◆ To be done:
Report every line in the listing below where the string "this" shows up.

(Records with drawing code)
·····

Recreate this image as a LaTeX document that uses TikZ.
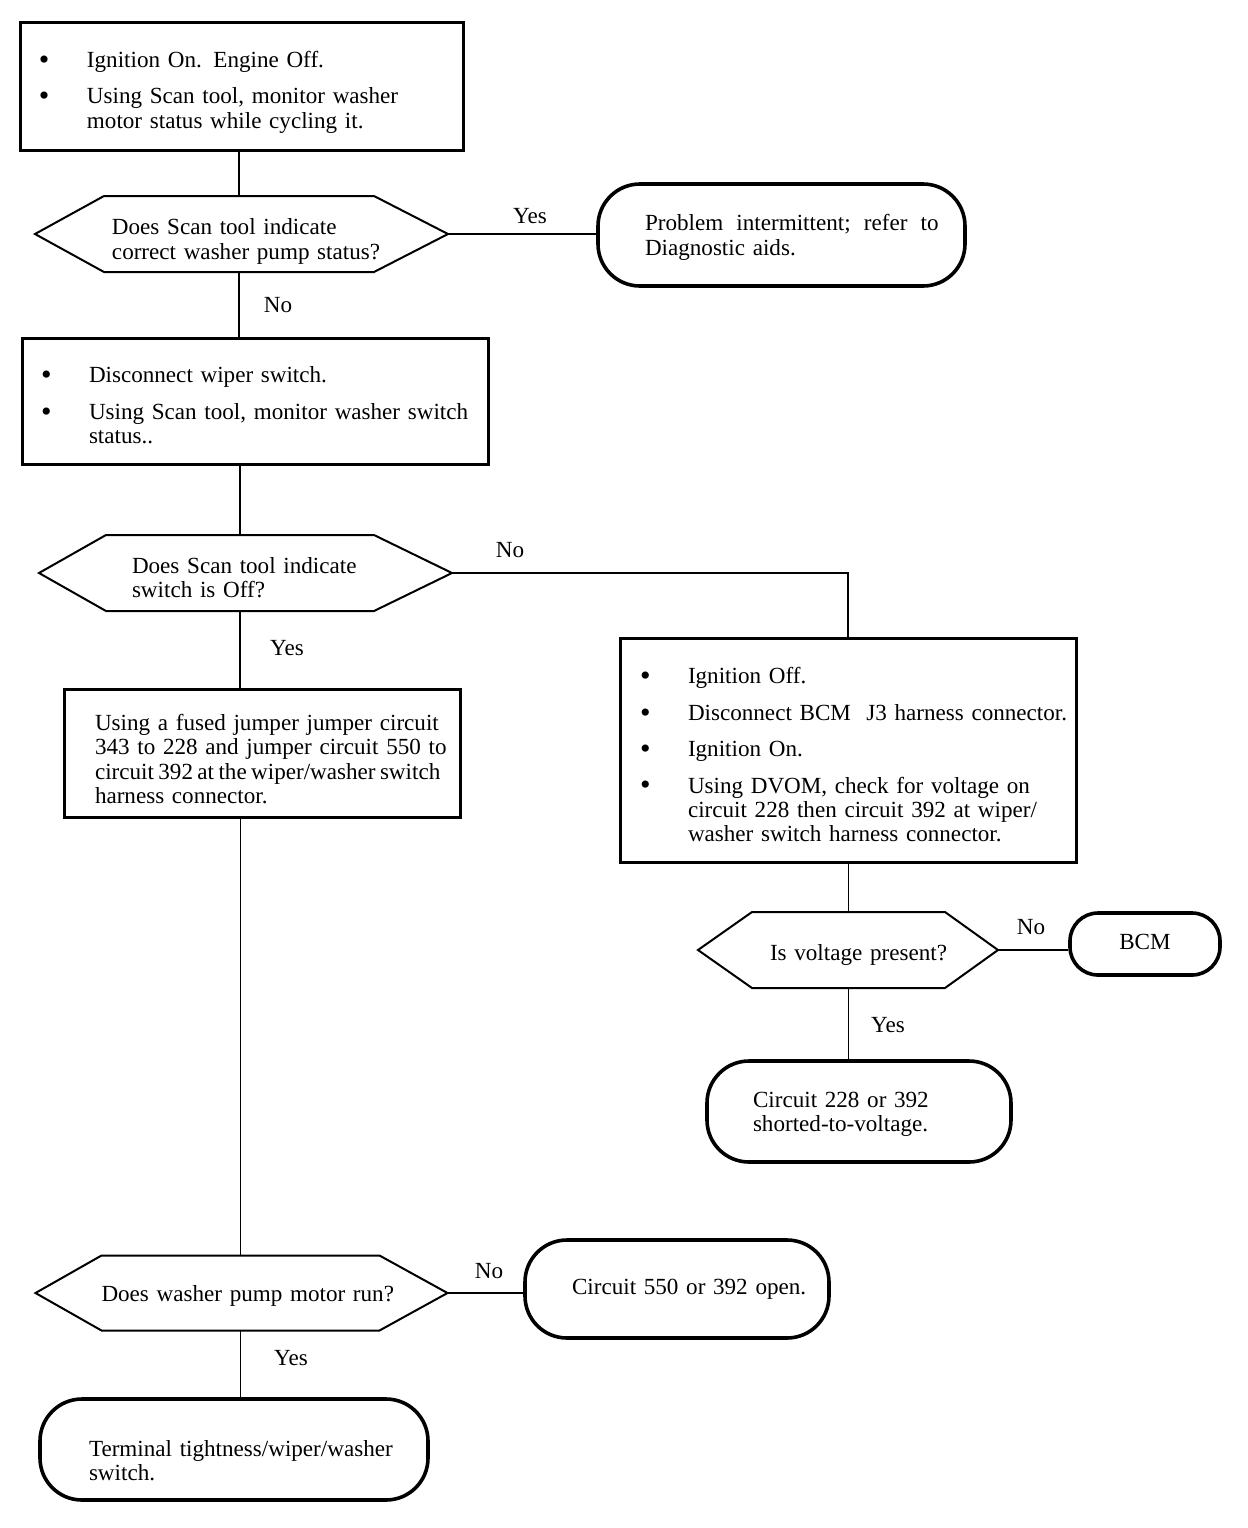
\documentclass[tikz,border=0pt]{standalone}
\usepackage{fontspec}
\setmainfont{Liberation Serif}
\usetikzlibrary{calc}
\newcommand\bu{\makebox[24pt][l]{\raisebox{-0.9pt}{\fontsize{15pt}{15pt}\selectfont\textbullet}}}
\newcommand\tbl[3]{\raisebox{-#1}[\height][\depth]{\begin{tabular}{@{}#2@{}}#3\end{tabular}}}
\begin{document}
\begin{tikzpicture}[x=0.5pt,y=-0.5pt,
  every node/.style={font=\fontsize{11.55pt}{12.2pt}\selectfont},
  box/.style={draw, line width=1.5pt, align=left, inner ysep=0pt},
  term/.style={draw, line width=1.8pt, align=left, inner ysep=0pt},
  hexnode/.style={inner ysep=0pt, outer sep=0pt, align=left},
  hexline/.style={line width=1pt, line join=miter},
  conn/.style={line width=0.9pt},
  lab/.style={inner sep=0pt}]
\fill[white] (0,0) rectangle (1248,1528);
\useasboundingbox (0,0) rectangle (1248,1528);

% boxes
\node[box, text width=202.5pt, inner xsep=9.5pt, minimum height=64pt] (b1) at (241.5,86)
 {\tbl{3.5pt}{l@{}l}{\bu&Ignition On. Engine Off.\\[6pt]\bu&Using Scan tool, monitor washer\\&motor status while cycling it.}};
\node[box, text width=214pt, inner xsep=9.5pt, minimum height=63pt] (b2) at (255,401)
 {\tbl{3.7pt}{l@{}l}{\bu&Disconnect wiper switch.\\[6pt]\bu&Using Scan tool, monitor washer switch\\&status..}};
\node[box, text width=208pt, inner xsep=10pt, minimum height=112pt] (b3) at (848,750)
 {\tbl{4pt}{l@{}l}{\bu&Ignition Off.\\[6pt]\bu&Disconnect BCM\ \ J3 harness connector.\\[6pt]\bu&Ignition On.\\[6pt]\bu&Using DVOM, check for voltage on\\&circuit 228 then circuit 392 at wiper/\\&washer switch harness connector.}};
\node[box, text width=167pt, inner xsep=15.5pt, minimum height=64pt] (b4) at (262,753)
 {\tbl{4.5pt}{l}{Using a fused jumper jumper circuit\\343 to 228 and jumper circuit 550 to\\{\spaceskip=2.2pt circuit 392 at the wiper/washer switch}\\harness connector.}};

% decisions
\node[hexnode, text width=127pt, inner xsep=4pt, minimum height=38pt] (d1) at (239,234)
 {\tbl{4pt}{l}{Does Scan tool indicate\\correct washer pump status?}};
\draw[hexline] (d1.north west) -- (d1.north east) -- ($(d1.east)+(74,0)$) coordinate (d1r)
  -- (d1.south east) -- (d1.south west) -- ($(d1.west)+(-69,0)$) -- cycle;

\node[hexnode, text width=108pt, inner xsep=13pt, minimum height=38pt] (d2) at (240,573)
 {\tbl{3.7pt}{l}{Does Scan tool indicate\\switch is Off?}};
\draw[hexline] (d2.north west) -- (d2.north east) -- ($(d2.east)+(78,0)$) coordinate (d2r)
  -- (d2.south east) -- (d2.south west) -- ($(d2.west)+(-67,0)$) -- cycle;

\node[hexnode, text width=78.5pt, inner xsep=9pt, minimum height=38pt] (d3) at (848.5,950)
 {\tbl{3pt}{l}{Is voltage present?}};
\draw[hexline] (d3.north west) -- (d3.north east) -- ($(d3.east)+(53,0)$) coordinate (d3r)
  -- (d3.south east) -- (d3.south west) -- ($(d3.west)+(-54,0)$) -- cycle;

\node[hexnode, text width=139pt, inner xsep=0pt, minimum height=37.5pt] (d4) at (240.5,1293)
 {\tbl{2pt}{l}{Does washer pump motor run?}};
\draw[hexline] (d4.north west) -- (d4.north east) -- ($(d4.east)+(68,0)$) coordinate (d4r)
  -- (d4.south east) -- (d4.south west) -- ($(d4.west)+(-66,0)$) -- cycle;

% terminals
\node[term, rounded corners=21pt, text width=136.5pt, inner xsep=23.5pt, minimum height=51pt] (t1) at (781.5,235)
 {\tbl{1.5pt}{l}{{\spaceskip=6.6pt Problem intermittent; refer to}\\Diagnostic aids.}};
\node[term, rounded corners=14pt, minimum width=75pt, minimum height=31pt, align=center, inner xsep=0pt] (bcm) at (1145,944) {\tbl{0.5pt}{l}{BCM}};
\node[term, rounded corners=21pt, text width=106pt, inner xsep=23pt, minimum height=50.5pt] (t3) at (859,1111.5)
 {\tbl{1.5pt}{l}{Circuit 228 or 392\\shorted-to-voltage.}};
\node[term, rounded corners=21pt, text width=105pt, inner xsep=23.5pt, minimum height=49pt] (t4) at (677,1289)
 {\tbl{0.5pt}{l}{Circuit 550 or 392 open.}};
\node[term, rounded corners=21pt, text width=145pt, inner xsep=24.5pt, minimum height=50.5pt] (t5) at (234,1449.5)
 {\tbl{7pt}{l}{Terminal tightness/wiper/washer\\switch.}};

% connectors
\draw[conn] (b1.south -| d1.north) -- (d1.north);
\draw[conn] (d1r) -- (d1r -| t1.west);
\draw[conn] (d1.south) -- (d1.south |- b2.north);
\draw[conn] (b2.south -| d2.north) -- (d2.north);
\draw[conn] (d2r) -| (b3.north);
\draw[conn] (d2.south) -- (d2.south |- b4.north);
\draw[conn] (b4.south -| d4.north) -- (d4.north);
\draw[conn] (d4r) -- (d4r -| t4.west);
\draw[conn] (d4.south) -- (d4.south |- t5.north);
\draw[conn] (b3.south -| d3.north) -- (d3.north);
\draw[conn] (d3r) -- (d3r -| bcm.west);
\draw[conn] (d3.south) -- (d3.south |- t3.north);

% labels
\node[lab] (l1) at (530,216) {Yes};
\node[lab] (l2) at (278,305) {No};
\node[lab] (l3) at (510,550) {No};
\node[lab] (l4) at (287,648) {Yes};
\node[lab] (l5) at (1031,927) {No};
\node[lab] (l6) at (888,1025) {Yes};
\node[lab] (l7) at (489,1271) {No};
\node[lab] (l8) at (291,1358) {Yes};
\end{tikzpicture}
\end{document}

·····

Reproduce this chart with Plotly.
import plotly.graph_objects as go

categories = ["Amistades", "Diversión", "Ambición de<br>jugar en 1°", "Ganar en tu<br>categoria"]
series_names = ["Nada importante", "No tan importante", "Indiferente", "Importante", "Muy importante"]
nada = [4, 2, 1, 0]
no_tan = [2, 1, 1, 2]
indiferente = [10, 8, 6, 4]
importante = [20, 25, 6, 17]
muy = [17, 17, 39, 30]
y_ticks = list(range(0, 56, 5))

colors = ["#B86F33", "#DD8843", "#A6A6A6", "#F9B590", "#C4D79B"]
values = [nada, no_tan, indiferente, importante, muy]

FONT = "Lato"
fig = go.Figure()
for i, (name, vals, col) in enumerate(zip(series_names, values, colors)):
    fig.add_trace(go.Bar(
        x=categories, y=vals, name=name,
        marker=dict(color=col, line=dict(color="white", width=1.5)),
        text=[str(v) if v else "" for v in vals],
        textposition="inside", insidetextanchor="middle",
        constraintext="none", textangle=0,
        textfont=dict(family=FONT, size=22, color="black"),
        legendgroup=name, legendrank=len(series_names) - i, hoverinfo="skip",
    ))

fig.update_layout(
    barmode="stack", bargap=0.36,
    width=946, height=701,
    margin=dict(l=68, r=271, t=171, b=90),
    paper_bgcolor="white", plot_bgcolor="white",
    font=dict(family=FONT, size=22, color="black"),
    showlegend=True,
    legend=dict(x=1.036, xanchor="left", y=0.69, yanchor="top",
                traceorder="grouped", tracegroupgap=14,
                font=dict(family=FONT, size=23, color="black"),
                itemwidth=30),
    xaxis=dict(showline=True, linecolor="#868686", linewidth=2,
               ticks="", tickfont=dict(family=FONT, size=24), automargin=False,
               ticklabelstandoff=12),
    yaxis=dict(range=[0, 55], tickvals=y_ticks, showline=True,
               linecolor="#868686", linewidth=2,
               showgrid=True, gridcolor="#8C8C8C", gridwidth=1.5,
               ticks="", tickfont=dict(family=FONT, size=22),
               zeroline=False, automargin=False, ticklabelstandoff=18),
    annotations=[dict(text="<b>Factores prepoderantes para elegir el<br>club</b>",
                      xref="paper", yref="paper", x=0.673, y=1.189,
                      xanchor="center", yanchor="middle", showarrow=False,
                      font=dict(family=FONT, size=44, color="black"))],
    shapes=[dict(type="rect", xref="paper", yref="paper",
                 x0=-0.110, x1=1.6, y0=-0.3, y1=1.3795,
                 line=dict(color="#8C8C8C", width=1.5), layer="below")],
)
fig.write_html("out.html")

·····

◆ Exercise solution:
Recreate this image as a LaTeX document that uses TikZ.
Reproduce this chart with Plotly.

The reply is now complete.